Cramer emphasizes community involvement, making a difference as Rotarian president
Tom Fink Staff Reporter
For the past eight years, Claremore businesswoman Barry Cramer has been involved in the Rotary Club of Claremore, but for the past two months, her involvement in the group has increased exponentially.
In July, Cramer took over as president of the Rotary Club of Claremore from outgoing President Mark Ogle.
Cramer explains her long-held interest in Rotary:
“I’ve been involved in Rotary since 2005,” Cramer said. “(Rotarian) Rose Ann (McCaw) and I were friends and she’d been telling me I should join, so I went to a few meetings to see what the group was about. I was very impressed with the group, the character of its members, and everything the group stood for and everything they did.”
Perhaps nowhere is the character of Rotary members so evidenced, Cramer said, as with the group’s “Four-Way Test,” recited at each meeting and a reminder to members about the level of ethical conduct to which they are held.
“Ah, the Four-Way Test,” Cramer said. “That’s really at the heart of everything we do, of the kind of people who are Rotarians — it (the Four-Way Test) cuts to the core of how we face every life decision, and it’s the ultimate cornerstone by which we conduct ourselves.”
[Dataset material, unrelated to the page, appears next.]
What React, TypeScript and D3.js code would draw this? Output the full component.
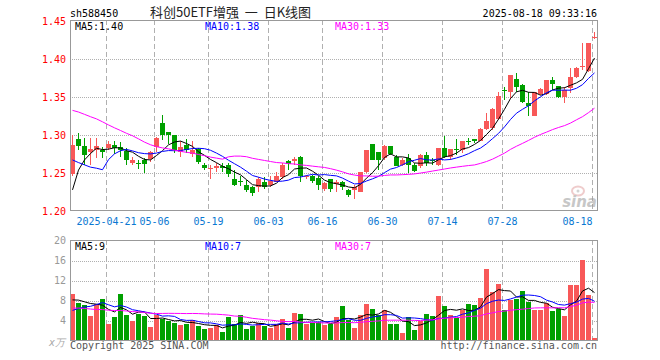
import React from 'react';
import * as d3 from 'd3';

// trading days shown
const dates = [
  '2025-04-11', '2025-04-14', '2025-04-15', '2025-04-16', '2025-04-17', '2025-04-18', '2025-04-21', '2025-04-22',
  '2025-04-23', '2025-04-24', '2025-04-25', '2025-04-28', '2025-04-29', '2025-04-30', '2025-05-06', '2025-05-07',
  '2025-05-08', '2025-05-09', '2025-05-12', '2025-05-13', '2025-05-14', '2025-05-15', '2025-05-16', '2025-05-19',
  '2025-05-20', '2025-05-21', '2025-05-22', '2025-05-23', '2025-05-26', '2025-05-27', '2025-05-28', '2025-05-29',
  '2025-05-30', '2025-06-03', '2025-06-04', '2025-06-05', '2025-06-06', '2025-06-09', '2025-06-10', '2025-06-11',
  '2025-06-12', '2025-06-13', '2025-06-16', '2025-06-17', '2025-06-18', '2025-06-19', '2025-06-20', '2025-06-23',
  '2025-06-24', '2025-06-25', '2025-06-26', '2025-06-27', '2025-06-30', '2025-07-01', '2025-07-02', '2025-07-03',
  '2025-07-04', '2025-07-07', '2025-07-08', '2025-07-09', '2025-07-10', '2025-07-11', '2025-07-14', '2025-07-15',
  '2025-07-16', '2025-07-17', '2025-07-18', '2025-07-21', '2025-07-22', '2025-07-23', '2025-07-24', '2025-07-25',
  '2025-07-28', '2025-07-29', '2025-07-30', '2025-07-31', '2025-08-01', '2025-08-04', '2025-08-05', '2025-08-06',
  '2025-08-07', '2025-08-08', '2025-08-11', '2025-08-12', '2025-08-13', '2025-08-14', '2025-08-15', '2025-08-18',
];

const opens = [
  1.249, 1.295, 1.286, 1.278, 1.281, 1.281, 1.283, 1.287, 1.284, 1.279, 1.264, 1.263, 1.268, 1.269, 1.284, 1.316,
  1.304, 1.300, 1.278, 1.287, 1.275, 1.282, 1.261, 1.256, 1.257, 1.260, 1.261, 1.243, 1.240, 1.235, 1.232, 1.232,
  1.239, 1.235, 1.239, 1.245, 1.266, 1.266, 1.271, 1.245, 1.246, 1.244, 1.230, 1.242, 1.236, 1.239, 1.228, 1.228,
  1.226, 1.252, 1.289, 1.278, 1.270, 1.286, 1.272, 1.261, 1.270, 1.261, 1.260, 1.274, 1.268, 1.261, 1.283, 1.272,
  1.282, 1.280, 1.293, 1.295, 1.293, 1.308, 1.309, 1.322, 1.360, 1.357, 1.374, 1.366, 1.343, 1.325, 1.354, 1.354,
  1.373, 1.365, 1.351, 1.362, 1.377, 1.390, 1.384, 1.429,
];
const highs = [
  1.300, 1.303, 1.296, 1.296, 1.296, 1.285, 1.292, 1.292, 1.291, 1.283, 1.272, 1.268, 1.270, 1.279, 1.298, 1.327,
  1.304, 1.301, 1.292, 1.295, 1.292, 1.283, 1.263, 1.261, 1.264, 1.263, 1.263, 1.255, 1.246, 1.241, 1.233, 1.245,
  1.245, 1.246, 1.252, 1.263, 1.268, 1.272, 1.273, 1.248, 1.248, 1.246, 1.239, 1.243, 1.241, 1.240, 1.230, 1.235,
  1.252, 1.281, 1.289, 1.278, 1.287, 1.286, 1.274, 1.270, 1.276, 1.263, 1.275, 1.278, 1.270, 1.283, 1.299, 1.282,
  1.295, 1.293, 1.297, 1.295, 1.309, 1.329, 1.336, 1.357, 1.364, 1.380, 1.382, 1.368, 1.357, 1.357, 1.362, 1.373,
  1.377, 1.365, 1.364, 1.389, 1.390, 1.421, 1.421, 1.436,
];
const lows = [
  1.246, 1.281, 1.261, 1.261, 1.270, 1.270, 1.281, 1.276, 1.272, 1.261, 1.261, 1.256, 1.250, 1.265, 1.278, 1.294,
  1.288, 1.277, 1.272, 1.277, 1.272, 1.262, 1.254, 1.242, 1.252, 1.252, 1.245, 1.233, 1.233, 1.226, 1.220, 1.225,
  1.230, 1.232, 1.238, 1.243, 1.254, 1.261, 1.239, 1.243, 1.237, 1.228, 1.227, 1.225, 1.225, 1.228, 1.219, 1.216,
  1.225, 1.250, 1.268, 1.254, 1.268, 1.274, 1.259, 1.259, 1.251, 1.252, 1.257, 1.259, 1.261, 1.260, 1.270, 1.268,
  1.274, 1.277, 1.287, 1.290, 1.292, 1.307, 1.307, 1.320, 1.346, 1.348, 1.357, 1.342, 1.325, 1.325, 1.353, 1.353,
  1.360, 1.349, 1.342, 1.355, 1.375, 1.386, 1.383, 1.427,
];
const closes = [
  1.287, 1.286, 1.274, 1.282, 1.286, 1.278, 1.289, 1.283, 1.281, 1.268, 1.268, 1.262, 1.262, 1.278, 1.297, 1.300,
  1.300, 1.281, 1.284, 1.281, 1.281, 1.265, 1.257, 1.257, 1.260, 1.257, 1.249, 1.235, 1.239, 1.228, 1.224, 1.243,
  1.232, 1.240, 1.246, 1.261, 1.262, 1.269, 1.246, 1.247, 1.240, 1.235, 1.237, 1.230, 1.239, 1.232, 1.222, 1.232,
  1.252, 1.280, 1.268, 1.268, 1.286, 1.276, 1.260, 1.268, 1.261, 1.253, 1.274, 1.263, 1.266, 1.283, 1.272, 1.282,
  1.280, 1.293, 1.292, 1.293, 1.308, 1.319, 1.334, 1.352, 1.358, 1.379, 1.363, 1.344, 1.339, 1.357, 1.361, 1.373,
  1.368, 1.351, 1.360, 1.377, 1.389, 1.391, 1.421, 1.430,
];
// volume, x万
const volumes = [
  9.3, 7.5, 7.2, 4.9, 7.4, 8.3, 3.3, 4.7, 9.3, 5.1, 3.9, 5.4, 4.9, 2.7, 5.1, 4.4,
  3.9, 3.5, 3.1, 3.3, 4.2, 2.9, 2.3, 2.5, 3.2, 1.7, 4.7, 3.3, 5.1, 2.3, 2.9, 3.6,
  2.9, 2.5, 3.3, 4.4, 2.5, 5.6, 5.4, 3.3, 3.5, 3.7, 3.1, 3.3, 4.7, 6.9, 4.1, 2.5,
  5.2, 7.3, 6.3, 5.2, 6.1, 3.3, 3.3, 1.5, 4.7, 2.1, 4.0, 5.3, 4.9, 8.9, 6.9, 5.1,
  4.5, 6.2, 7.3, 7.1, 8.5, 14.3, 9.7, 11.3, 6.1, 8.1, 8.3, 9.9, 7.7, 6.1, 6.1, 7.5,
  5.9, 6.3, 4.9, 11.1, 11.1, 16.1, 9.1, 0.5,
];

// sessions before the window, only feed the moving averages
const preCloses = [
  1.352, 1.366, 1.375, 1.372, 1.394, 1.411, 1.398, 1.386, 1.379, 1.365, 1.384, 1.392, 1.381, 1.372,
  1.349, 1.338, 1.333, 1.331, 1.318, 1.313,
  1.321, 1.304, 1.312, 1.300, 1.298, 1.156, 1.207, 1.240, 1.251,
];
const preVolumes = [
  7.2, 9.5, 8.4, 10.2, 8.8, 7.1, 6.5, 9.3, 8.0, 7.4, 6.9, 8.6, 7.8, 6.3,
  4.1, 3.2, 3.9, 3.5, 4.0, 3.5,
  3.6, 4.2, 3.5, 3.9, 4.3, 7.7, 8.9, 6.6, 8.1,
];

const tickDates = ['2025-04-21', '2025-05-06', '2025-05-19', '2025-06-03', '2025-06-16', '2025-06-30', '2025-07-14', '2025-07-28', '2025-08-18'];
const tickLabels = ['2025-04-21', '05-06', '05-19', '06-03', '06-16', '06-30', '07-14', '07-28', '08-18'];
const priceTicks = [1.2, 1.25, 1.3, 1.35, 1.4, 1.45];
const volTicks = [4, 8, 12, 16, 20];

const maDays = [5, 10, 30];
const maColors = ['#000000', '#0000ff', '#ff00ff'];

const UP = '#f85858';
const DOWN = '#00a000';
const GRID = '#b0b0b0';
const MONO = '"DejaVu Sans Mono", monospace';

function movingAvg(pre: number[], vals: number[], n: number) {
  const all = pre.concat(vals);
  return vals.map((_, i) => {
    const end = pre.length + i + 1;
    return d3.mean(all.slice(end - n, end)) as number;
  });
}

const floor2 = (v: number) => (Math.floor(v * 100 + 1e-6) / 100).toFixed(2);

export default function App() {
  const left = 70;
  const right = 597.5;

  const x = d3.scaleBand<string>()
    .domain(dates)
    .range([69.5, 597.5])
    .paddingInner(1 / 6)
    .paddingOuter(1 / 12);
  const bw = x.bandwidth();
  const cx = (d: string) => (x(d) as number) + 2.5;

  const y = d3.scaleLinear().domain([1.2, 1.45]).range([211.3, 21.3]);
  const yv = d3.scaleLinear().domain([0, 20]).range([340.5, 240.5]);

  const priceMA = maDays.map(n => movingAvg(preCloses, closes, n));
  const volMA = maDays.map(n => movingAvg(preVolumes, volumes, n));

  const priceLine = d3.line<number>().x((_, i) => cx(dates[i])).y(v => y(v));
  const volLine = d3.line<number>().x((_, i) => cx(dates[i])).y(v => yv(v));

  const up = (i: number) => closes[i] >= opens[i];
  const px = (v: number) => Math.round(v) + 0.5;

  const legendX = [75, 205, 335];

  return (
    <svg width={660} height={360} style={{ position: 'absolute', left: 0, top: 0, background: '#fff' }}
      fontFamily={MONO} fontSize={10}>
      {/* header */}
      <text x={70} y={16.5} fill="#000">sh588450</text>
      <text x={150} y={17} fontFamily='"Noto Sans CJK SC", sans-serif' fontSize={13} fill="#222" style={{ whiteSpace: 'pre' }}>{'科创50ETF增强  一  日K线图'}</text>
      <text x={597} y={16.5} textAnchor="end" fill="#000">2025-08-18 09:33:16</text>

      {/* price grid */}
      {priceTicks.slice(1, -1).map(t => (
        <line key={t} x1={left} x2={right} y1={px(y(t))} y2={px(y(t))} stroke={GRID} strokeDasharray="1,1" shapeRendering="crispEdges" />
      ))}
      {tickDates.map(d => (
        <g key={d}>
          <line x1={px(x(d) as number)} x2={px(x(d) as number)} y1={20} y2={210} stroke={GRID} strokeDasharray="5,3" shapeRendering="crispEdges" />
          <line x1={px(x(d) as number)} x2={px(x(d) as number)} y1={240} y2={340} stroke={GRID} strokeDasharray="5,3" shapeRendering="crispEdges" />
        </g>
      ))}
      {priceTicks.map(t => (
        <text key={t} x={66} y={y(t) + 3.5} textAnchor="end" fill="#ff0000">{t.toFixed(2)}</text>
      ))}

      {/* watermark */}
      <g opacity={0.55}>
        <ellipse cx={578} cy={191} rx={6} ry={4.5} fill="none" stroke="#e3a3a3" strokeWidth={2} />
        <circle cx={578} cy={191} r={1.5} fill="#b0b0b0" />
        <text x={597} y={207} textAnchor="end" fontFamily='"DejaVu Sans", sans-serif' fontSize={15} fontWeight="bold" fontStyle="italic" fill="#9a9a9a">sina</text>
      </g>

      {/* candles */}
      {dates.map((d, i) => {
        const top = y(Math.max(opens[i], closes[i]));
        const bot = y(Math.min(opens[i], closes[i]));
        const c = up(i) ? UP : DOWN;
        return (
          <g key={d} shapeRendering="crispEdges">
            <line x1={cx(d)} x2={cx(d)} y1={Math.round(y(highs[i]))} y2={Math.round(y(lows[i]))} stroke={c} />
            <rect x={x(d)} y={Math.round(top)} width={bw} height={Math.max(1, Math.round(bot) - Math.round(top))} fill={c} />
          </g>
        );
      })}
      {priceMA.map((m, k) => (
        <path key={k} d={priceLine(m) as string} fill="none" stroke={maColors[k]} strokeWidth={1} />
      ))}

      {/* price frame */}
      <rect x={70.5} y={20.5} width={527} height={190} fill="none" stroke="#999" shapeRendering="crispEdges" />
      {priceMA.map((m, k) => (
        <text key={k} x={legendX[k]} y={30} fill={maColors[k]}>{`MA${maDays[k]}:${floor2(m[m.length - 1])}`}</text>
      ))}

      {/* date axis */}
      {tickDates.map((d, i) => (
        <text key={d} x={px(x(d) as number)} y={225} textAnchor={i === tickDates.length - 1 ? 'end' : 'middle'} fill="#0a78d2">{tickLabels[i]}</text>
      ))}

      {/* volume */}
      {volTicks.slice(0, -1).map(t => (
        <line key={t} x1={left} x2={right} y1={px(yv(t))} y2={px(yv(t))} stroke={GRID} strokeDasharray="1,1" shapeRendering="crispEdges" />
      ))}
      {volTicks.map(t => (
        <text key={t} x={66} y={yv(t) + 3.5} textAnchor="end" fill="#999">{t}</text>
      ))}
      <text x={49} y={346} fill="#aaa" fontStyle="italic">x万</text>
      {dates.map((d, i) => (
        <rect key={d} x={x(d)} y={Math.round(yv(volumes[i]))} width={bw} height={Math.round(yv(0)) - Math.round(yv(volumes[i]))}
          fill={up(i) ? UP : DOWN} shapeRendering="crispEdges" />
      ))}
      {volMA.map((m, k) => (
        <path key={k} d={volLine(m) as string} fill="none" stroke={maColors[k]} strokeWidth={1} />
      ))}
      <rect x={70.5} y={240.5} width={527} height={100} fill="none" stroke="#999" shapeRendering="crispEdges" />
      {volMA.map((m, k) => (
        <text key={k} x={legendX[k]} y={250} fill={maColors[k]}>{`MA${maDays[k]}:${Math.floor(m[m.length - 1])}`}</text>
      ))}

      {/* footer */}
      <text x={70} y={349} fill="#555">Copyright 2025 SINA.COM</text>
      <text x={597} y={349} textAnchor="end" fill="#555">http://finance.sina.com.cn</text>
    </svg>
  );
}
With the Four-Way Test, before making decisions, Rotarians ask themselves: Is it the truth?
Is it fair to all concerned? Will it build goodwill and better friendships?
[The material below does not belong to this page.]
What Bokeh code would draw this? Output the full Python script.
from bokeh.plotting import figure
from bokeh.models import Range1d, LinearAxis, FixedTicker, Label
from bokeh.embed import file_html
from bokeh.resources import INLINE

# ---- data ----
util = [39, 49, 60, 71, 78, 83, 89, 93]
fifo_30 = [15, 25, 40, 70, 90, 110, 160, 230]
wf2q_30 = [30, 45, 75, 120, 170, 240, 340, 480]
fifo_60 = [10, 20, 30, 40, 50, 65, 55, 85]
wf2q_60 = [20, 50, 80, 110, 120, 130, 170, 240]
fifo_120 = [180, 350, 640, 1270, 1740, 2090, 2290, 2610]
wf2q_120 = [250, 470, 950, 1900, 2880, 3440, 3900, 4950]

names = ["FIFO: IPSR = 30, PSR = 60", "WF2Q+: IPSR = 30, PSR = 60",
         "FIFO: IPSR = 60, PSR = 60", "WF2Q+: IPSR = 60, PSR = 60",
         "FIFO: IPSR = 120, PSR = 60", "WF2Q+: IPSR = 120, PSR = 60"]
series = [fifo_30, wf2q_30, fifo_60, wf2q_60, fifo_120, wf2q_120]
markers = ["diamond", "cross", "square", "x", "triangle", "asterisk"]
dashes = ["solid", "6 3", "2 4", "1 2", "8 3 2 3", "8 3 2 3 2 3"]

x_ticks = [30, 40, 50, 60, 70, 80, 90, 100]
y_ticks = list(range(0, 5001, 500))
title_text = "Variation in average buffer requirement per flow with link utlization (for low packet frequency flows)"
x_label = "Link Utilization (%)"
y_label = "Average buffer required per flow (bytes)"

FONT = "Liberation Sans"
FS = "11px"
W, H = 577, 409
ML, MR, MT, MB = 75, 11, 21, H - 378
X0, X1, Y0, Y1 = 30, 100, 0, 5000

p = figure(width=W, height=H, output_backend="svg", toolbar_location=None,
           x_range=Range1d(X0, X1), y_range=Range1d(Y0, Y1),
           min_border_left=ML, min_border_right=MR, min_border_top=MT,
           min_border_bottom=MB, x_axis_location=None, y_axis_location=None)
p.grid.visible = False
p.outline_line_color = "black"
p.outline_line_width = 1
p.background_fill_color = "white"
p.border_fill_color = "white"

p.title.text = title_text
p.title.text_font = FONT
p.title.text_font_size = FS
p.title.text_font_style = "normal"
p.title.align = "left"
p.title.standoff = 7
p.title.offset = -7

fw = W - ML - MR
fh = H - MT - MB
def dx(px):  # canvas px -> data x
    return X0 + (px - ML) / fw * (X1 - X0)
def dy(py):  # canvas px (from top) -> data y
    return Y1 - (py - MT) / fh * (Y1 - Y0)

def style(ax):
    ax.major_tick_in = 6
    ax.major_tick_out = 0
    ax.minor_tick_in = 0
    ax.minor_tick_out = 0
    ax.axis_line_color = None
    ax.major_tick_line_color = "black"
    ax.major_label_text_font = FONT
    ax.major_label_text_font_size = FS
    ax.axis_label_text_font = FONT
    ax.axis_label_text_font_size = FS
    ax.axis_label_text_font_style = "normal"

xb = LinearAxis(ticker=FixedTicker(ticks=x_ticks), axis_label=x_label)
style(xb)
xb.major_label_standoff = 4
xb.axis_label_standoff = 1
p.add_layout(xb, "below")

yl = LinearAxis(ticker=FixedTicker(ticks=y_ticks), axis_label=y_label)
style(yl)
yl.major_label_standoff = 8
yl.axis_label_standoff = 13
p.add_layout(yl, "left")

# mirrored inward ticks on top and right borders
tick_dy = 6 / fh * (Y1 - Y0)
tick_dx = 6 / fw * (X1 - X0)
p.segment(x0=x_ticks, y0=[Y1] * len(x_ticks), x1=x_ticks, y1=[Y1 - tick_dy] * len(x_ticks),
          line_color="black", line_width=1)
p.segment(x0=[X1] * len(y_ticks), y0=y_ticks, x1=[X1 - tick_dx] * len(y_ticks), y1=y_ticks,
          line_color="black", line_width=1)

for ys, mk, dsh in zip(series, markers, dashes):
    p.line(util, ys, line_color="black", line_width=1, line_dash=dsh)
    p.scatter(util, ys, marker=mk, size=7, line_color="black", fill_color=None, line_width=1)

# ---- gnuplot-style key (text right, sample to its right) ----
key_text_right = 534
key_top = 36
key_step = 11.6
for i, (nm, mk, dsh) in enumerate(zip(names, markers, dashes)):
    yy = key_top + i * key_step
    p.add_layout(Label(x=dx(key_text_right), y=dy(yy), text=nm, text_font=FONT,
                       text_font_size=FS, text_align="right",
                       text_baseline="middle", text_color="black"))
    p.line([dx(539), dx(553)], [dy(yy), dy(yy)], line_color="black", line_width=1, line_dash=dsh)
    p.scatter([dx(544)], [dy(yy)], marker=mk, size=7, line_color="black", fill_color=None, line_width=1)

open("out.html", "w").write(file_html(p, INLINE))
Will it be beneficial to all concerned?
“The (Four-Way) Test is really a foundational part of the group, of its members and how they view their commitment to make a difference in their community,” she said. “Historically, we (Rotarians) undertake so many life-changing projects as an organization — we’ve taken on the near-eradication of polio, we’ve handed out personalized dictionaries to Rogers County third-graders, we’ve helped build water wells in Nicaragua, we offer scholarships for area students, we raise money for the Claremore Public Schools Foundation, we collect and redistribute medical supplies, we offer leadership training, and right now, we’re collecting shoes to later distribute to children in need, and more.”
Although Cramer is the first female Rotary president in several years, she said she wants the focus of her tenure (as president) to be less about her gender or even herself, and more about the organization.
“I would hope during my time (as president) that its members would be recommitted to being Rotarians — not just members of ‘a group’ but real Rotarians,” she said. “We’re helpers in the community, both the immediate community — Claremore — and the global community. Our strength comes from our members coming together to do genuine good, to make a (positive) difference in people’s lives, and to train up a generation of new Rotarians to do the same. The Rotary Club is really the greatest organization to which, I think, anyone could belong.”